Yes, figuring things out is sometimes a bit messy and difficult, and sometimes I do stumble into areas where I cut back too much. That’s part of life’s journey. On the whole, it’s not even close – I’d far rather be frugal as I am and enjoy all that it has brought into my life than be a big spender like I once was and be held down by the huge drawbacks of that lifestyle. I’ll take the “no worries” life that frugality gives me over the stress of financial problems any day of the week.
I Tend to Choose “Frugal” Over “Green,” Though I Highly Value Both
The last chapter in this book, where Westacott considers the overlaps and contradictions between simple living and environmentalism, helped me to really address that same overlap in my own life.
While I highly value “green” living and I especially value strategies that keep costs low in my life while also keeping my environmental footprint low, I’ve found that in the end I’m more likely to make the “frugal” choice than the “green” choice when they come into conflict with each other. This isn’t always true, but it’s true often enough that it’s a pretty sound general statement for me.
For example, I won’t invest some money and a lot of time into fixing up some old item just to bring it to a point of mediocre use. Instead, I’ll just go find a well-priced replacement for that item. Sure, I’ll probably look for it secondhand, but I think I’m far less interested in repairing broken down things than someone who would call themselves “green.” I tend to think that this kind of “green” appeals more to people with abundant time on their hands.
Another example: I don’t really obsess over buying certain produce just because it’s “organic” and “local.” Sure, given all things being equal, I’ll choose the local item or the organic item, but organic and local items don’t necessarily solve sustainability problems, either. In this regard, I don’t find easy answers like simply buying things that are labeled “organic” or “local” to be a compelling solution because there’s usually more to the story.
In the end, I think I need the “green” choice to be a very clear win, more so than I demand from the “frugal” choice. However, I’m usually glad when things overlap between the two.
Almost every page in The Wisdom of Frugality left me considering some aspect of why I am frugal and, to a smaller extent, why other people might choose to be frugal.
There’s always the obvious answer – “it saves money!” – but there really is more to it than that. The simple justification of saving fifty cents thanks to a frugal choice often isn’t enough to make that choice sustainably. It really has to come from the values you have in your life and relating those values to the decisions that you make. When that happens, the “choice” to save fifty cents by buying a store brand becomes much less of a “choice” and more of just a completely natural way of doing things.
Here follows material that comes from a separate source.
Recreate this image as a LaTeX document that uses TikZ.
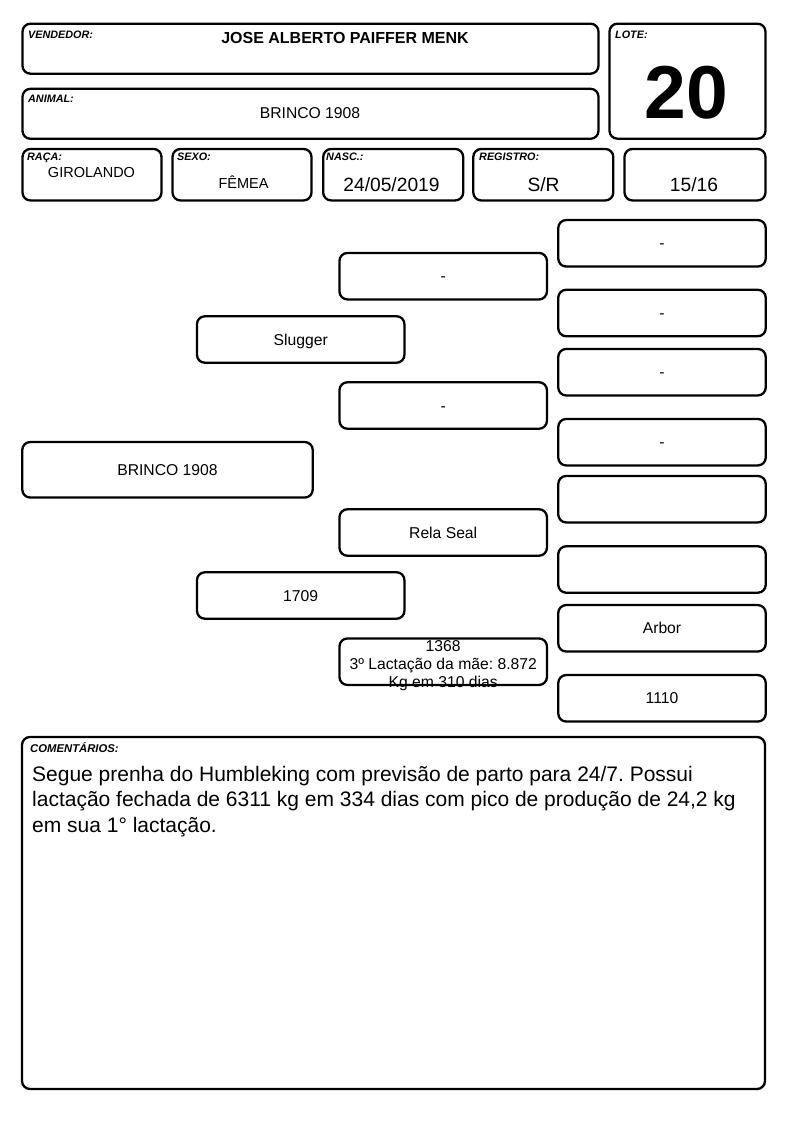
\documentclass[tikz,border=0pt]{standalone}
\usepackage{fontspec}
\setmainfont{Liberation Sans}
\usetikzlibrary{positioning}
\frenchspacing
\tikzset{
	field/.style = {draw, line width=2.3pt, rounded corners=8pt, rectangle, inner sep=0pt},
	pedbox/.style = {field, minimum width=207.5pt, minimum height=46.5pt, font=\fontsize{15.7}{18}\selectfont, text height=14pt, text depth=3pt},
	tag/.style = {anchor=base west, inner sep=0pt, font=\fontsize{10.8}{12}\selectfont\bfseries\itshape},
	value/.style = {anchor=base, inner sep=0pt, font=\fontsize{15.7}{18}\selectfont},
	bigvalue/.style = {value, font=\fontsize{19.2}{22}\selectfont},
	smallvalue/.style = {value, font=\fontsize{14.5}{17}\selectfont}
}
\begin{document}
\begin{tikzpicture}[x=1pt,y=-1pt]
	\useasboundingbox (0,0) rectangle (794,1123);
	% header
	\node[field, minimum width=576pt, minimum height=50pt] (vendor) at (310.5,48.7) {};
	\node[field, minimum width=576pt, minimum height=50pt] (animal) at (310.5,113.8) {};
	\node[field, minimum width=156pt, minimum height=115pt] (lot) at (687.5,81.2) {};
	\node[tag] (vendortag) at (28,39) {VENDEDOR:};
	\node[tag] (animaltag) at (28,102.3) {ANIMAL:};
	\node[tag] (lottag) at (615,39) {LOTE:};
	\node[value, font=\fontsize{16}{19}\selectfont\bfseries] (vendorname) at (345,43.3) {JOSE ALBERTO PAIFFER MENK};
	\node[value] (animalname) at (310,119) {BRINCO 1908};
	\node[value, font=\fontsize{75}{80}\selectfont\bfseries] (lotnumber) at (686.5,119) {20};
	% second row
	\node[field, minimum width=139pt, minimum height=51.5pt] (breed) at (92,174.7) {};
	\node[field, minimum width=139pt, minimum height=51.5pt] (sex) at (242,174.7) {};
	\node[field, minimum width=140pt, minimum height=51.5pt] (birth) at (393.2,174.7) {};
	\node[field, minimum width=140pt, minimum height=51.5pt] (register) at (543.3,174.7) {};
	\node[field, minimum width=141pt, minimum height=51.5pt] (grade) at (695,174.7) {};
	\node[tag] (breedtag) at (27,161) {RAÇA:};
	\node[tag] (sextag) at (177,161) {SEXO:};
	\node[tag] (birthtag) at (326,161) {NASC.:};
	\node[tag] (registertag) at (479,161) {REGISTRO:};
	\node[smallvalue] (breedvalue) at (91.5,177.7) {GIROLANDO};
	\node[smallvalue] (sexvalue) at (243.5,188.3) {FÊMEA};
	\node[bigvalue] (birthvalue) at (391.5,191.2) {24/05/2019};
	\node[bigvalue] (registervalue) at (543.5,191.7) {S/R};
	\node[bigvalue] (gradevalue) at (694,191.7) {15/16};
	% pedigree
	\node[pedbox, minimum width=290.5pt, minimum height=55.5pt] (self) at (167.5,469.8) {BRINCO 1908};
	\node[pedbox] (sire) at (300.7,339.5) {Slugger};
	\node[pedbox] (dam) at (300.7,595.5) {1709};
	\node[pedbox] (ss) at (443.2,276.2) {-};
	\node[pedbox] (sd) at (443.2,405.5) {-};
	\node[pedbox] (ds) at (443.2,532.5) {Rela Seal};
	\node[pedbox] (dd) at (443.2,661.7) {};
	\node[value, align=center, anchor=center] (ddtext) at (443.2,665.7) {1368\\3º Lactação da mãe: 8.872\\Kg em 310 dias};
	\node[pedbox] (sss) at (662,243.3) {-};
	\node[pedbox] (ssd) at (662,313) {-};
	\node[pedbox] (sds) at (662,372.2) {-};
	\node[pedbox] (sdd) at (662,442.2) {-};
	\node[pedbox] (dss) at (662,499.2) {};
	\node[pedbox] (dsd) at (662,569.5) {};
	\node[pedbox] (dds) at (662,628.3) {Arbor};
	\node[pedbox] (ddd) at (662,698.3) {1110};
	% comments
	\node[field, minimum width=743pt, minimum height=352pt] (notes) at (393.5,913) {};
	\node[tag, font=\fontsize{11.3}{13}\selectfont\bfseries\itshape] (notestag) at (30,752) {COMENTÁRIOS:};
	\node[anchor=north west, inner sep=0pt, align=left, font=\fontsize{21}{25.5}\selectfont] (notestext) at (32,766)
		{Segue prenha do Humbleking com previsão de parto para 24/7. Possui\\
		 lactação fechada de 6311 kg em 334 dias com pico de produção de 24,2 kg\\
		 em sua 1° lactação.};
\end{tikzpicture}
\end{document}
In the end, the real lesson of this book is that frugality works best when you know what’s truly important to you and you’ve figured out how frugality works in accordance with those values. How does frugality support the things you truly care about? Does frugality let down things that you care about? When you start seeing patterns like that, frugality that’s really in line with your core values starts becoming a very wise choice.
If you’re interested in digging into these areas, you’re going to find a lot of value in The Wisdom of Frugality. If you’re just looking for a list of frugal tactics, you won’t find it here, but if you want to understand why people choose a frugal lifestyle on a deeper level beyond saving five dollars on this week’s grocery bill, this is a wonderful and thought provoking read.